= Entries shown =
·····

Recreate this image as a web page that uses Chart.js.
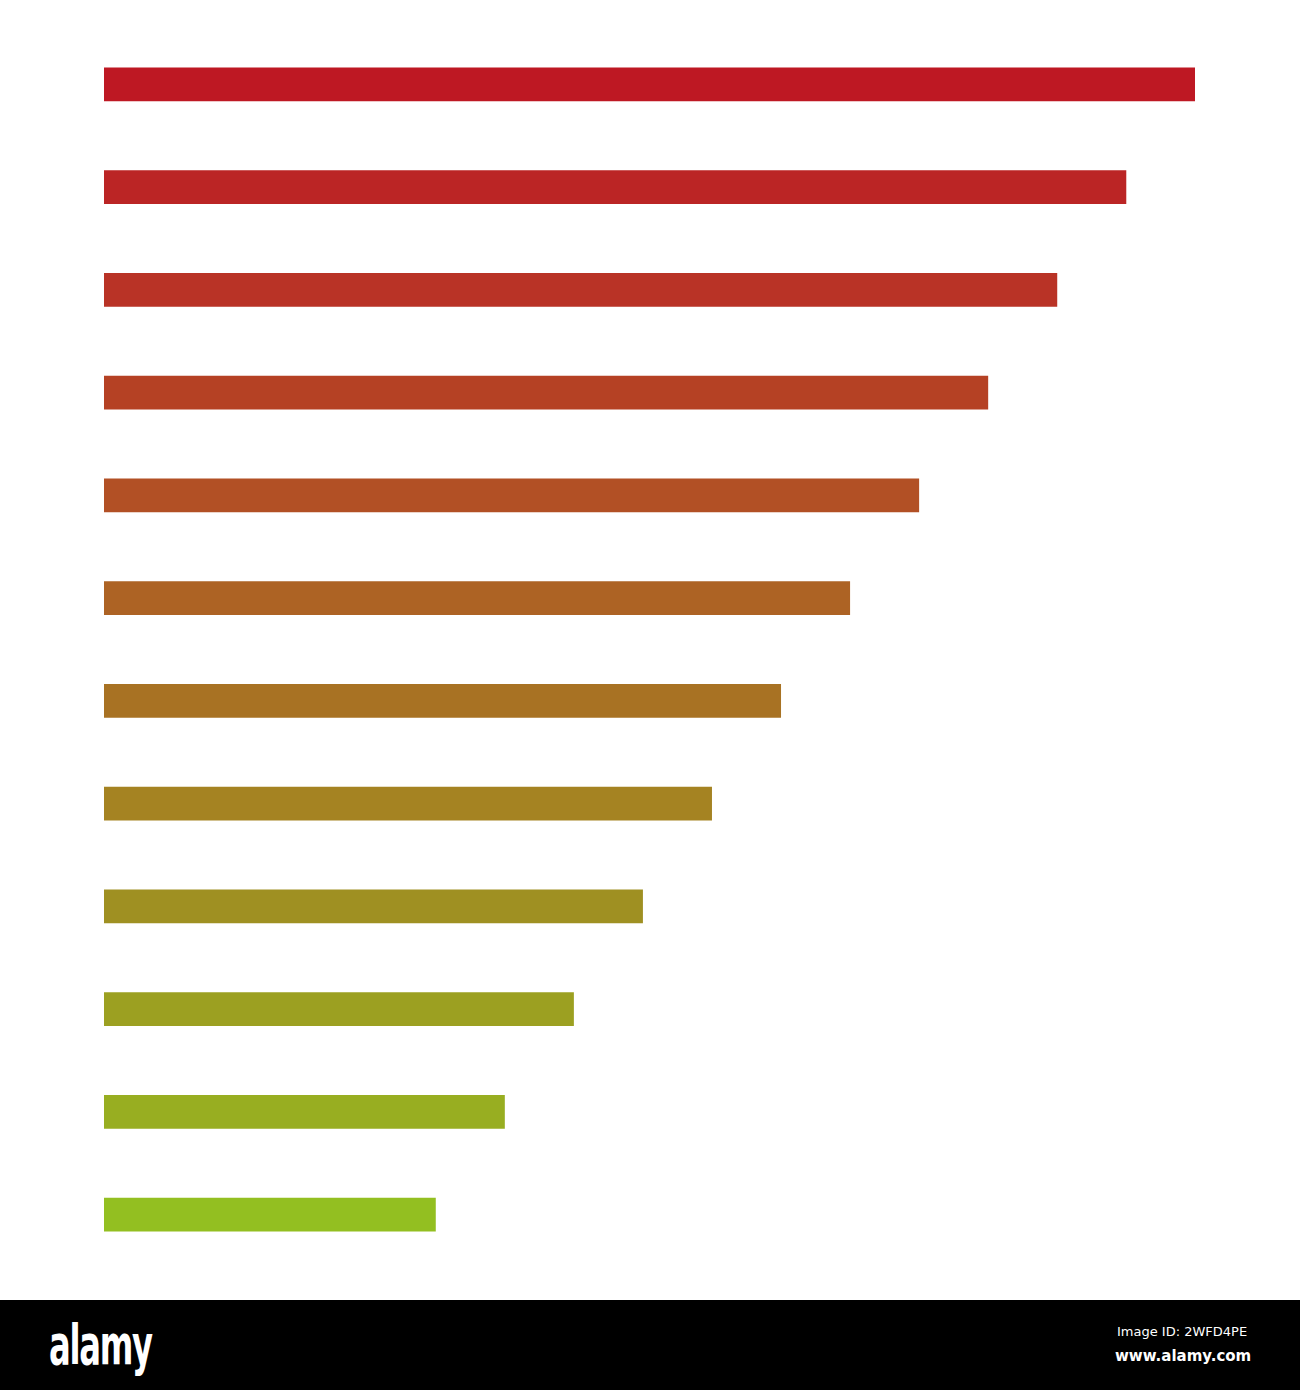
<!DOCTYPE html>
<html>
<head>
<meta charset="utf-8">
<script src="https://cdn.jsdelivr.net/npm/chart.js@4/dist/chart.umd.min.js"></script>
<style>
    html, body { margin: 0; padding: 0; background: #fff; }
    .chart-box { width: 1300px; height: 1300px; position: relative; }
    .footer {
        width: 1300px; height: 90px; background: #000; position: relative;
        color: #fff; font-family: "DejaVu Sans", sans-serif;
    }
    .logo {
        position: absolute; left: 49px; top: 12px;
        font-family: "Liberation Sans Narrow", "DejaVu Sans Condensed", sans-serif;
        font-weight: bold; font-size: 56px; letter-spacing: -2px; transform: scaleX(0.64); transform-origin: left;
    }
    .image-id { position: absolute; left: 1117px; top: 24px; font-size: 13px; }
    .site { position: absolute; left: 1115px; top: 47px; font-size: 15px; font-weight: bold; }
</style>
</head>
<body>
<div class="chart-box"><canvas id="bars"></canvas></div>
<div class="footer">
    <div class="logo">alamy</div>
    <div class="image-id">Image ID: 2WFD4PE</div>
    <div class="site">www.alamy.com</div>
</div>
<script>
// 12 bars, each one step shorter than the one above
const categories = ['1', '2', '3', '4', '5', '6', '7', '8', '9', '10', '11', '12'];
const values = [158, 148, 138, 128, 118, 108, 98, 88, 78, 68, 58, 48];
const barColors = [
    '#BE1823', '#BB2525', '#B93326', '#B54124', '#B25025', '#AD6324',
    '#A87223', '#A58322', '#9F9022', '#9CA021', '#98AE21', '#93BF21'
];

const ctx = document.getElementById('bars').getContext('2d');
new Chart(ctx, {
    type: 'bar',
    data: {
        labels: categories,
        datasets: [{
            data: values,
            backgroundColor: barColors,
            borderWidth: 0,
            barThickness: 33
        }]
    },
    options: {
        indexAxis: 'y',
        responsive: true,
        maintainAspectRatio: false,
        animation: false,
        layout: { padding: { left: 104, right: 105, top: 33, bottom: 34 } },
        plugins: {
            legend: { display: false },
            tooltip: { enabled: false }
        },
        scales: {
            x: { display: false, min: 0, max: 158 },
            y: { display: false }
        }
    }
});
</script>
</body>
</html>
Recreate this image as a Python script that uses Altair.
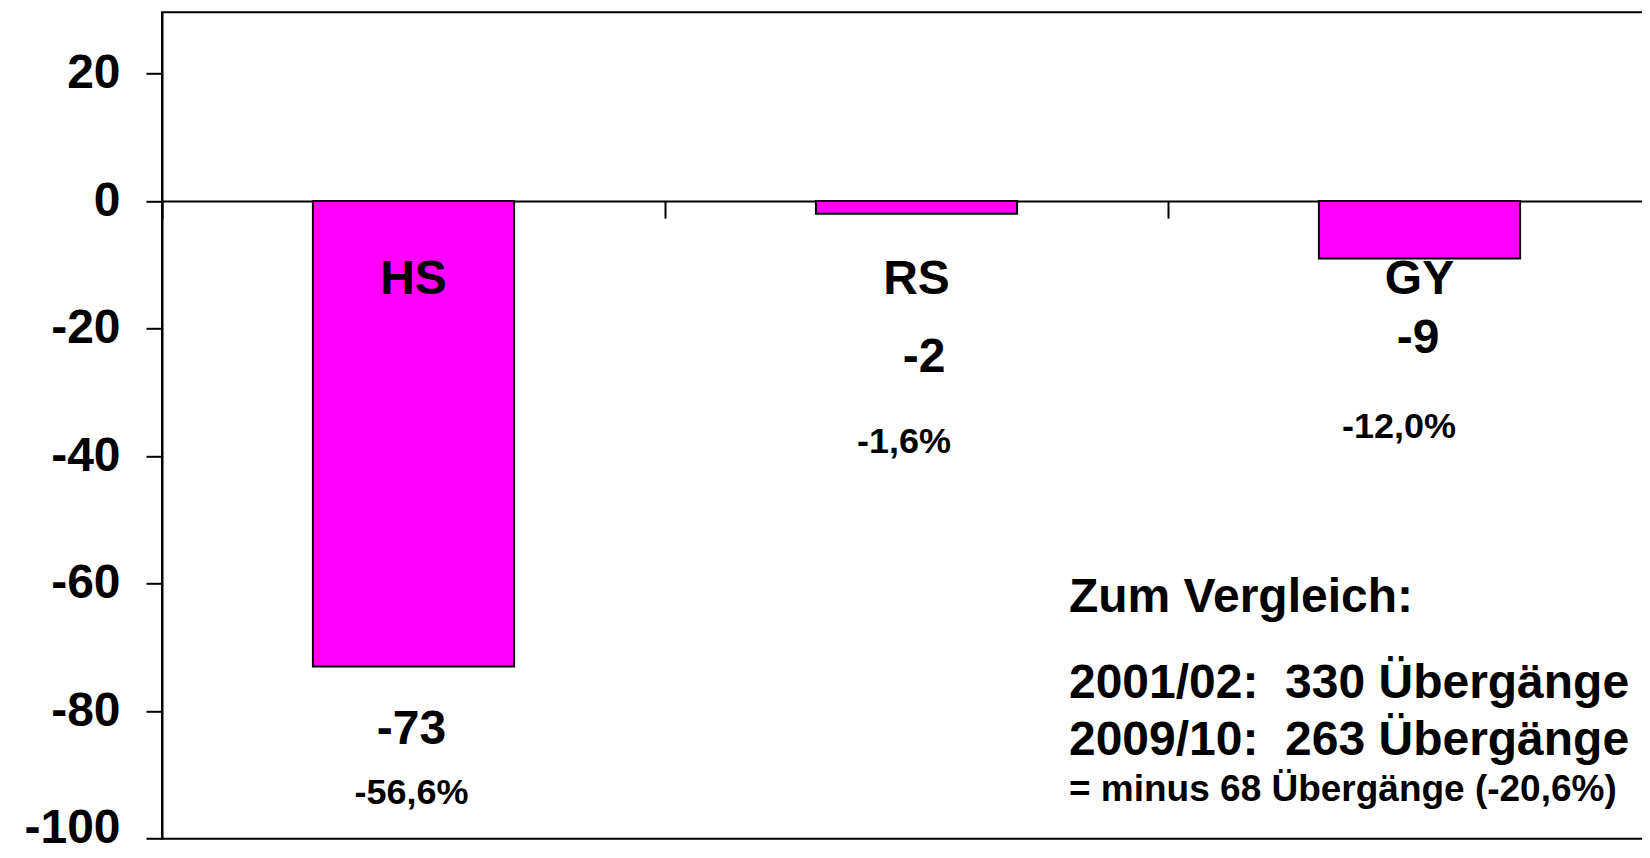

·····

= Aim =
Copy out all of the data word for word. Do not carry over any picture.

= Answer to this problem =
Recreate this image as a web page that uses Chart.js.
<!DOCTYPE html>
<html>
<head>
<meta charset="utf-8">
<script src="https://cdn.jsdelivr.net/npm/chart.js@4/dist/chart.umd.min.js"></script>
<style>
    html, body { margin: 0; padding: 0; background: #fff; }
    .chart-box { width: 1300px; height: 1300px; position: relative; }
    .footer {
        width: 1300px; height: 90px; background: #000; position: relative;
        color: #fff; font-family: "DejaVu Sans", sans-serif;
    }
    .logo {
        position: absolute; left: 49px; top: 12px;
        font-family: "Liberation Sans Narrow", "DejaVu Sans Condensed", sans-serif;
        font-weight: bold; font-size: 56px; letter-spacing: -2px; transform: scaleX(0.64); transform-origin: left;
    }
    .image-id { position: absolute; left: 1117px; top: 24px; font-size: 13px; }
    .site { position: absolute; left: 1115px; top: 47px; font-size: 15px; font-weight: bold; }
</style>
</head>
<body>
<div class="chart-box"><canvas id="bars"></canvas></div>
<div class="footer">
    <div class="logo">alamy</div>
    <div class="image-id">Image ID: 2WFD4PE</div>
    <div class="site">www.alamy.com</div>
</div>
<script>
// 12 bars, each one step shorter than the one above
const categories = ['1', '2', '3', '4', '5', '6', '7', '8', '9', '10', '11', '12'];
const values = [158, 148, 138, 128, 118, 108, 98, 88, 78, 68, 58, 48];
const barColors = [
    '#BE1823', '#BB2525', '#B93326', '#B54124', '#B25025', '#AD6324',
    '#A87223', '#A58322', '#9F9022', '#9CA021', '#98AE21', '#93BF21'
];

const ctx = document.getElementById('bars').getContext('2d');
new Chart(ctx, {
    type: 'bar',
    data: {
        labels: categories,
        datasets: [{
            data: values,
            backgroundColor: barColors,
            borderWidth: 0,
            barThickness: 33
        }]
    },
    options: {
        indexAxis: 'y',
        responsive: true,
        maintainAspectRatio: false,
        animation: false,
        layout: { padding: { left: 104, right: 105, top: 33, bottom: 34 } },
        plugins: {
            legend: { display: false },
            tooltip: { enabled: false }
        },
        scales: {
            x: { display: false, min: 0, max: 158 },
            y: { display: false }
        }
    }
});
</script>
</body>
</html>
Recreate this image as a Python script that uses Altair.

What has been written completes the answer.